First and foremost, I was completely lost – Verity’s narrative jumps headfirst into the middle of her story, providing little context for readers to orient themselves. To make matters worse, the full picture wasn’t revealed until the conclusion of the book, leaving me utterly confused and brimming with a host of unanswered questions for the majority of the novel. Furthermore, the book was rather detail-heavy, primarily honing in on aircraft specifics, technicalities, and mechanics that went straight over my head. These unnecessary descriptions only served to bog me down while reading. They could’ve easily been excluded, and the novel would’ve captured the same messages and themes while adopting a more interesting tone that placed additional emphasis on the plot and characters.
Based upon Code Name Verity’s summary, I was expecting a significantly more action-driven plot, rather than a confusing, far from chronological recollection of seemingly unconnected events interspersed with all too frequent and entirely unrelated details and tidbits of information regarding the war. All in all, the pacing was painfully slow, the narration boring, and both my attention span and interest waned quickly. And yes, I seriously and repeatedly contemplated marking this book DNF, yet I continued pushing onward in the hopes that the ending would serve as the novel’s redeeming quality.
Despite my best efforts and intentions with respect to reading Code Name Verity from cover to cover, I was far from enthralled with the ending. While I appreciated the concluding plot twist and its emotional appeal, neither was substantial enough to salvage the book as a whole. And, being the cold, cynical, emotionless human being that I am, it was far from a “heart-wrenching” read for me. The unexpected turn of events was both sad and incredibly unfortunate, yet it didn’t leave me with any strong, lasting impressions.
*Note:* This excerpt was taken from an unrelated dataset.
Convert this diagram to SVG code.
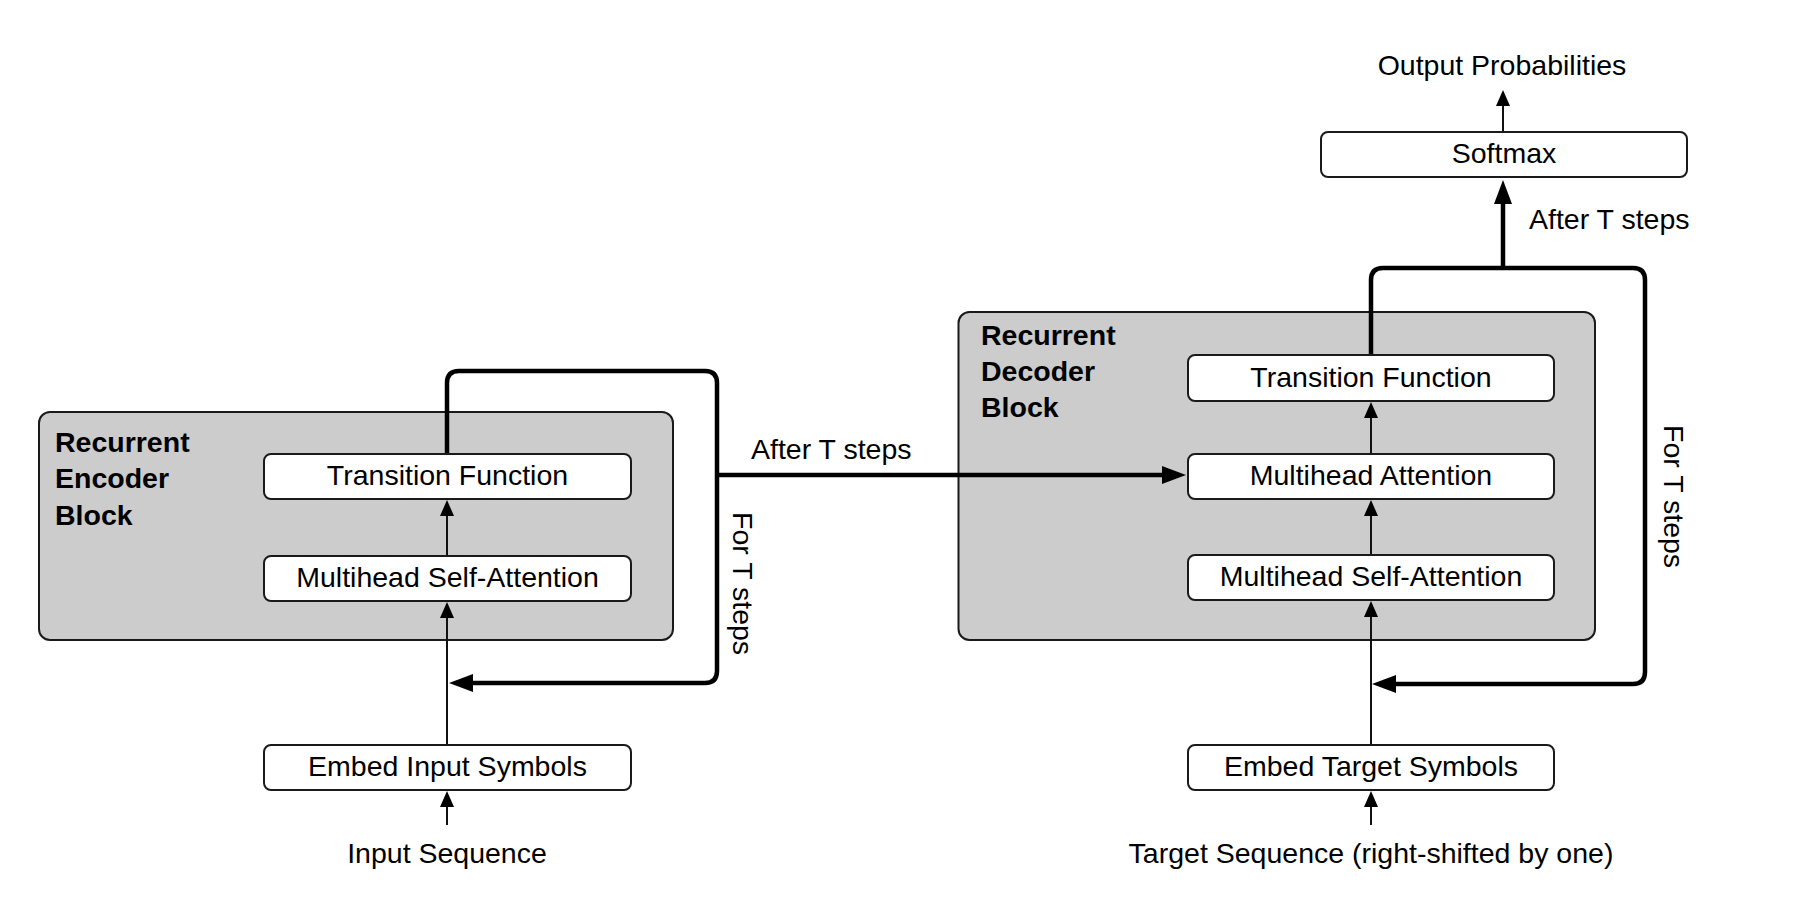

The format of the narration also influenced my perception of the book, as I found the non sequential “diary entry” retellings of past events to add another layer of confusion to the novel. It was difficult to discern past from present events, and the frequent swapping between code names and the characters’ actual names did nothing to simplify matters. The writing style, although unique, didn’t lend itself well to clarifying an already bewildering plot in which I felt that I was always twenty steps behind and would never fully grasp what was transpiring. The writing itself was haphazard and informal, featuring odd phrasing and the occasional sentence fragment masquerading as a complete sentence.
Additionally, I couldn’t distinguish between the narrators’ two voices – both seemed identical, sharing similar mannerisms, patterns of speech, and dry senses of humor. Consequently, the two felt interchangeable and nondescript, and I had difficulty connecting with either. To further compound my utter indifference to both protagonists, they exhibited frustratingly minimal growth or character development throughout the novel, remaining disappointingly static and flat. They also had a rather enraging habit of telling rather than showing in their narration. Instead of obscurely hinting at the underlying emotions or tensions in a scene and allowing readers to infer these characteristics, the narrators outright explained these aspects. They might as well have written them in neon highlighter and attached some blinking lights for good measure.
Overall, Code Name Verity was well-researched, historically accurate, and had an intriguing premise, but I couldn’t see the appeal. While I was intrigued by both the plot and the characters, the book’s execution heavily influenced my rating and my enjoyment (or lack thereof) while reading. I enjoyed what little of the plot I could discern, but the remainder of the book struck me as a tangled web of somewhat related tales that the author had attempted to shove into a cookie cutter plot. The result was not pretty, to say the least.